Maggi-Fix-Kochmischungen mahnen zu Vorsicht beim hinzugeben von Öl. (Warum sagen sie nicht: die Überraschung Öl in eine zu heiße Pfanne zu kippen wollen sie dann doch nicht kaputt machen.)
Und überall im Alltag trifft man auf die geheiligten drei Worte: 注意(chūi:Vorsicht),危険(kiken:Gefahr) und 禁止(kinshi:Verboten) - oft in Kombination, und gern auch an Orten an denen ich mir ums verrecken nicht vorstellen kann, wie man sich da weh tun kann. Zum Beispiel warnen U-Bahn Türen nicht davor, in der sich schließenden Tür stecken zu bleiben, sondern davor in der sich öffnenden Tür stecken zu bleiben: also zwischen Tür und Zug zu geraten (dafür hat man grob einen Zentimeter Platz; Vorschläge bitte).
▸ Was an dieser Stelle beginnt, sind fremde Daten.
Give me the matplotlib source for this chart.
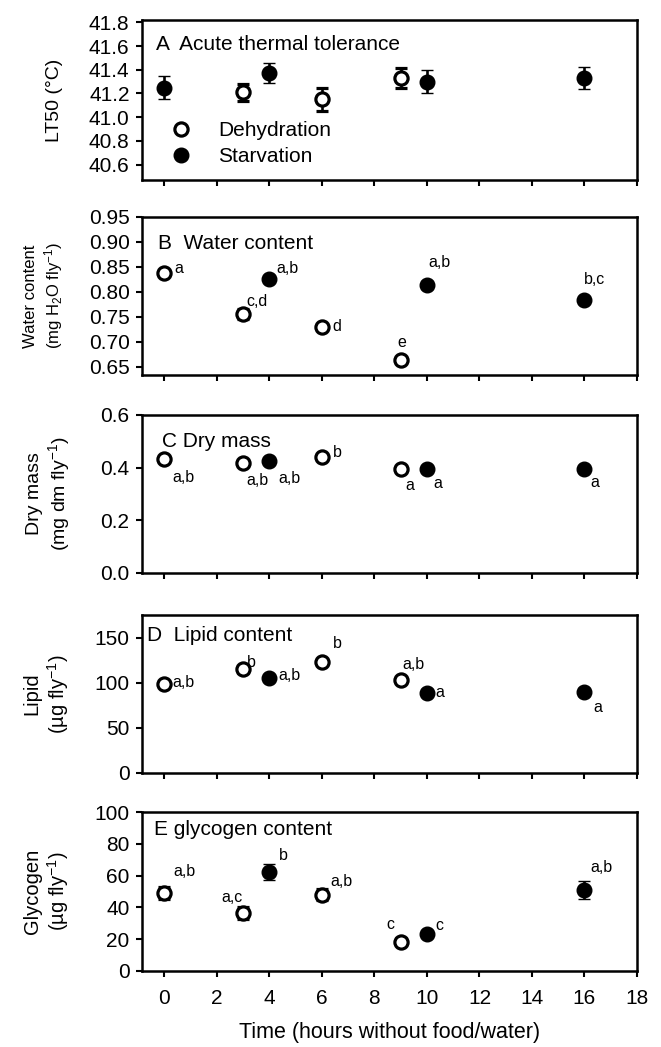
import matplotlib
matplotlib.use('Agg')
import matplotlib.pyplot as plt

plt.rcParams['font.family'] = ['Liberation Sans', 'DejaVu Sans']
plt.rcParams['mathtext.fontset'] = 'custom'
plt.rcParams['mathtext.rm'] = 'Liberation Sans'
plt.rcParams['mathtext.it'] = 'Liberation Sans:italic'
plt.rcParams['mathtext.default'] = 'regular'

# A - acute thermal tolerance (time 0 plotted as starvation)
a_dehyd_t = [3, 6, 9]
a_dehyd = [41.21, 41.15, 41.33]
a_dehyd_err = [0.07, 0.10, 0.087]
a_starv_t = [0, 4, 10, 16]
a_starv = [41.25, 41.37, 41.30, 41.33]
a_starv_err = [0.094, 0.085, 0.10, 0.093]

# B-E share the same time points
dehyd_t = [0, 3, 6, 9]
starv_t = [4, 10, 16]

water_dehyd = [0.838, 0.756, 0.729, 0.663]
water_dehyd_err = [0.005, 0.010, 0.004, 0.005]
water_starv = [0.826, 0.813, 0.783]
water_starv_err = [0.005, 0.008, 0.004]
water_dehyd_lbl = ['a', 'c,d', 'd', 'e']
water_starv_lbl = ['a,b', 'a,b', 'b,c']

dry_dehyd = [0.432, 0.416, 0.439, 0.394]
dry_dehyd_err = [0.006, 0.006, 0.006, 0.006]
dry_starv = [0.426, 0.394, 0.394]
dry_starv_err = [0.006, 0.006, 0.006]
dry_dehyd_lbl = ['a,b', 'a,b', 'b', 'a']
dry_starv_lbl = ['a,b', 'a', 'a']

lipid_dehyd = [98.8, 115, 123, 103]
lipid_dehyd_err = [3, 4, 3, 3]
lipid_starv = [105, 89, 89.6]
lipid_starv_err = [3, 4, 4]
lipid_dehyd_lbl = ['a,b', 'b', 'b', 'a,b']
lipid_starv_lbl = ['a,b', 'a', 'a']

glyc_dehyd = [49, 36.5, 48, 18.5]
glyc_dehyd_err = [4, 3.5, 3.5, 2]
glyc_starv = [62.5, 23.4, 51]
glyc_starv_err = [5, 2, 5.5]
glyc_dehyd_lbl = ['a,b', 'a,c', 'a,b', 'c']
glyc_starv_lbl = ['b', 'c', 'a,b']

# letter offsets in pixels (dx, dy) from the marker centre
water_dehyd_off = [(14, 4), (14, 12), (15, 1), (1, 18)]
water_starv_off = [(18, 10), (13, 23), (10, 21)]
dry_dehyd_off = [(19, -18), (14, -17), (15, 5), (9, -16)]
dry_starv_off = [(20, -18), (11, -14), (10, -13)]
lipid_dehyd_off = [(19, 1), (8, 7), (15, 18), (13, 16)]
lipid_starv_off = [(20, 3), (13, 0), (13, -15)]
glyc_dehyd_off = [(20, 22), (-11, 15), (20, 13), (-10, 17)]
glyc_starv_off = [(14, 16), (12, 8), (17, 22)]

W, H = 661, 1047
fig = plt.figure(figsize=(W / 100, H / 100), dpi=100)

left, right = 142, 637
boxes = [(20, 180), (217, 375), (415, 573), (615, 773), (812, 971)]
axes = []
for top, bot in boxes:
    ax = fig.add_axes([left / W, 1 - bot / H, (right - left) / W, (bot - top) / H])
    axes.append(ax)

open_kw = dict(fmt='o', mfc='white', mec='black', mew=2.3, ms=9.5, ecolor='black',
               elinewidth=1.9, capsize=4.3, capthick=1.9, zorder=3)
fill_kw = dict(fmt='o', mfc='black', mec='black', mew=1, ms=10.5, ecolor='black',
               elinewidth=1.9, capsize=4.3, capthick=1.9, zorder=3)


def letters(ax, xs, ys, labels, offs):
    for x, y, s, (dx, dy) in zip(xs, ys, labels, offs):
        ax.annotate(s, (x, y), xytext=(dx * 0.72, dy * 0.72), textcoords='offset points',
                    ha='center', va='center', fontsize=11.5)


# A
ax = axes[0]
h_open = ax.errorbar(a_dehyd_t, a_dehyd, yerr=a_dehyd_err, **open_kw)
h_fill = ax.errorbar(a_starv_t, a_starv, yerr=a_starv_err, **fill_kw)
ax.set_ylim(40.47, 41.82)
ax.set_yticks([40.6, 40.8, 41.0, 41.2, 41.4, 41.6, 41.8])
ax.set_yticklabels(['%.1f' % v for v in ax.get_yticks()])
ax.text(0.028, 0.844, 'A  Acute thermal tolerance', transform=ax.transAxes,
        ha='left', va='center', fontsize=15)
ax.legend([h_open[0], h_fill[0]], ['Dehydration', 'Starvation'], loc='upper left',
          bbox_to_anchor=(0.057, 0.37), frameon=False, fontsize=15, handlelength=1.0,
          handletextpad=1.3, labelspacing=0.35, borderpad=0, borderaxespad=0, numpoints=1)
ax.set_ylabel('LT50 (\u00b0C)', fontsize=14, va='center')
ax.yaxis.set_label_coords(-0.176, 0.5)

# B
ax = axes[1]
ax.errorbar(dehyd_t, water_dehyd, yerr=water_dehyd_err, **open_kw)
ax.errorbar(starv_t, water_starv, yerr=water_starv_err, **fill_kw)
letters(ax, dehyd_t, water_dehyd, water_dehyd_lbl, water_dehyd_off)
letters(ax, starv_t, water_starv, water_starv_lbl, water_starv_off)
ax.set_ylim(0.633, 0.95)
ax.set_yticks([0.65, 0.70, 0.75, 0.80, 0.85, 0.90, 0.95])
ax.set_yticklabels(['%.2f' % v for v in ax.get_yticks()])
ax.text(0.032, 0.835, 'B  Water content', transform=ax.transAxes,
        ha='left', va='center', fontsize=15)
ax.set_ylabel('Water content\n(mg H$_2$O fly$^{-1}$)', fontsize=12, va='center',
              linespacing=1.2)
ax.yaxis.set_label_coords(-0.198, 0.5)

# C
ax = axes[2]
ax.errorbar(dehyd_t, dry_dehyd, yerr=dry_dehyd_err, **open_kw)
ax.errorbar(starv_t, dry_starv, yerr=dry_starv_err, **fill_kw)
letters(ax, dehyd_t, dry_dehyd, dry_dehyd_lbl, dry_dehyd_off)
letters(ax, starv_t, dry_starv, dry_starv_lbl, dry_starv_off)
ax.set_ylim(0, 0.6)
ax.set_yticks([0.0, 0.2, 0.4, 0.6])
ax.set_yticklabels(['%.1f' % v for v in ax.get_yticks()])
ax.text(0.041, 0.831, 'C Dry mass', transform=ax.transAxes,
        ha='left', va='center', fontsize=15)
ax.set_ylabel('Dry mass\n(mg dm fly$^{-1}$)', fontsize=14, va='center')
ax.yaxis.set_label_coords(-0.188, 0.5)

# D
ax = axes[3]
ax.errorbar(dehyd_t, lipid_dehyd, yerr=lipid_dehyd_err, **open_kw)
ax.errorbar(starv_t, lipid_starv, yerr=lipid_starv_err, **fill_kw)
letters(ax, dehyd_t, lipid_dehyd, lipid_dehyd_lbl, lipid_dehyd_off)
letters(ax, starv_t, lipid_starv, lipid_starv_lbl, lipid_starv_off)
ax.set_ylim(0, 175)
ax.set_yticks([0, 50, 100, 150])
ax.text(0.011, 0.873, 'D  Lipid content', transform=ax.transAxes,
        ha='left', va='center', fontsize=15)
ax.set_ylabel('Lipid\n(\u00b5g fly$^{-1}$)', fontsize=14.5, va='center')
ax.yaxis.set_label_coords(-0.193, 0.5)

# E
ax = axes[4]
ax.errorbar(dehyd_t, glyc_dehyd, yerr=glyc_dehyd_err, **open_kw)
ax.errorbar(starv_t, glyc_starv, yerr=glyc_starv_err, **fill_kw)
letters(ax, dehyd_t, glyc_dehyd, glyc_dehyd_lbl, glyc_dehyd_off)
letters(ax, starv_t, glyc_starv, glyc_starv_lbl, glyc_starv_off)
ax.set_ylim(0, 100)
ax.set_yticks([0, 20, 40, 60, 80, 100])
ax.text(0.024, 0.893, 'E glycogen content', transform=ax.transAxes,
        ha='left', va='center', fontsize=15)
ax.set_ylabel('Glycogen\n(\u00b5g fly$^{-1}$)', fontsize=14.5, va='center')
ax.yaxis.set_label_coords(-0.192, 0.5)
ax.set_xlabel('Time (hours without food/water)', fontsize=15.5, labelpad=10)

for i, ax in enumerate(axes):
    ax.set_xlim(-0.85, 18)
    ax.set_xticks(range(0, 19, 2))
    if i < 4:
        ax.set_xticklabels([])
    for sp in ax.spines.values():
        sp.set_linewidth(1.8)
    ax.tick_params(direction='out', length=4, width=1.5, labelsize=15)
    ax.tick_params(axis='y', pad=5)
    ax.tick_params(axis='x', pad=9)

fig.savefig('out.png', dpi=100)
Aber hier liegt der Entscheidende Punkt: Japanische Sicherheit ist jedem selbst überlassen. Sie wurden Gewarnt. Oft genug. Nach dem Motto: Gefahr erkannt, Gefahr einfach liegen gelassen.

Auch an vielbefahrenen Straßen sind die Fußwege nicht durchgehend ausgebaut, markiert oder überhaupt vorhanden. Passiert schonmal, dass man ohne es zu bemerken plötzlich auf der Straße steht. Ich habe es sogar schon geschafft, zu Fuß auf die Autobahn zu geraten. Der Gehsteig war erst da und dann weniger da und dann mehr weg als da. Einzelfall? Ein Freund hat dasselbe mit dem Fahrrad geschafft - aber er hat's durchgezogen und ist bis zur nächsten Ausfahrt geradelt.
Dafür gibt es an fast allen Straßen offene Gossen/Rinnsteine, grob 30cm breit und 40cm tief. Hab ich schon erwähnt, dass man hier mit dem Fahrrad für gewöhnlich auf dem Gesteig fährt? Also zwischen Fußgängern und Gosse oft noch einen halben Meter Platz hat.
Auf meinem Weg zum Campus gibt es die meiste Zeit keine solchen Gossen: da gibt es direkt neben dem Gehsteig einen offenen Kanal, an manchen Stellen gut zwei Meter tief, der bei gutem Wetter 2cm, bei Regen schöne 40cm Wasser Marke "Sturzbach" führt.
Das Ding ist aus Zement - komplett - mit ein paar Steinen im Zement-Fundament, weil: hey, das ist doch jetzt auch schon Wurscht!
Der Kanal ist vom Gehsteig durch einen Grünstreifen getrennt, der Grünstreifen ist eine 1Meter breite, steile Böschung. Quizfrage: in welche Richtung die die Böschung abschüssig? Die Antwort sehen sie, wenn sie bei Regen versuchen auf dem Fahrrad Fußgängern auf dem Gehsteig auszuweichen.


Die Kinderspielplätze haben hier übrigens auch Kletterparks, für die man in Deutschland noch als Erwachsener eine Einverständniserklärung unterschreiben müsste.
Und wo wir in Deutschland die 3 Meter hohen Bau-Zäune (Marke: Bauherr haftet für alle Deppen) zu Festungen zusammenstellen reicht hier - wenn Verkehrshütchen nicht mehr reichen - ein paar 1.7m Aufsteller aus - müssen auch nicht immer einen geschlossen Zaun bilden.
Auf den Aufstellern steht dafür dann auch in großen, freundlichen Schriftzeichen: 安全第一 an zen dai ichi: Safety first!

Das ist, glaube ich, als Aufforderung zu verstehen.